We use plt.tight_layout at the end, which adjusts the sizes of the panels to make sure the titles and axis labels don’t overlap.

As an exercise, see what happens if you leave out tight_layout.

Adjusting proportions

In the previous figure, the panels are all the same size.

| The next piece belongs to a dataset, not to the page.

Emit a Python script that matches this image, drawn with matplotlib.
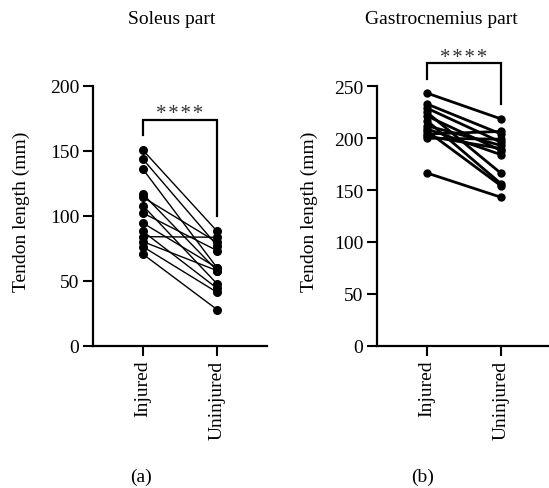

To get a better view of GD-1, we’d like to stretch the panels on the left and compress the ones on the right.

To do that, we’ll use the colspan argument to make a panel that spans multiple columns in the grid.

In the following example, shape is (2, 4), which means 2 rows and 4 columns.

The panels on the left span three columns, so they are three times wider than the panels on the right.

At the same time, we use figsize to adjust the aspect ratio of the whole figure.

plt.figure(figsize=(9, 4.5))

shape = (2, 4)
plt.subplot2grid(shape, (0, 0), colspan=3)
plot_first_selection(candidate_df)

plt.subplot2grid(shape, (0, 3))
plot_proper_motion(centerline_df)

plt.subplot2grid(shape, (1, 0), colspan=3)
plot_second_selection(winner_df)

plt.subplot2grid(shape, (1, 3))
plot_cmd(candidate_df)
poly = Polygon(loop_df, closed=True, 
               facecolor='C1', alpha=0.4)
plt.gca().add_patch(poly)

plt.tight_layout()
_images/07_plot_72_0.png

This is looking more and more like the figure in the paper.

Exercise

In this example, the ratio of the widths of the panels is 3:1. How would you adjust it if you wanted the ratio to be 3:2?

# Solution

# plt.figure(figsize=(9, 4.5))

# shape = (2, 5)                                   # CHANGED
# plt.subplot2grid(shape, (0, 0), colspan=3)
# plot_first_selection(candidate_df)

# plt.subplot2grid(shape, (0, 3), colspan=2)       # CHANGED
# plot_proper_motion(centerline_df)

# plt.subplot2grid(shape, (1, 0), colspan=3)
# plot_second_selection(winner_df)

# plt.subplot2grid(shape, (1, 3), colspan=2)       # CHANGED
# plot_cmd(candidate_df)
# poly = Polygon(coords, closed=True, 
#                facecolor='C1', alpha=0.4)
# plt.gca().add_patch(poly)

# plt.tight_layout()

Summary

In this notebook, we reverse-engineered the figure we’ve been replicating, identifying elements that seem effective and others that could be improved.

We explored features Matplotlib provides for adding annotations to figures – including text, lines, arrows, and polygons – and several ways to customize the appearance of figures. And we learned how to create figures that contain multiple panels.

Best practices

  • The most effective figures focus on telling a single story clearly and compellingly.

  • Consider using annotations to guide the reader’s attention to the most important elements of a figure.

  • The default Matplotlib style generates good quality figures, but there are several ways you can override the defaults.

  • If you find yourself making the same customizations on several projects, you might want to create your own style sheet.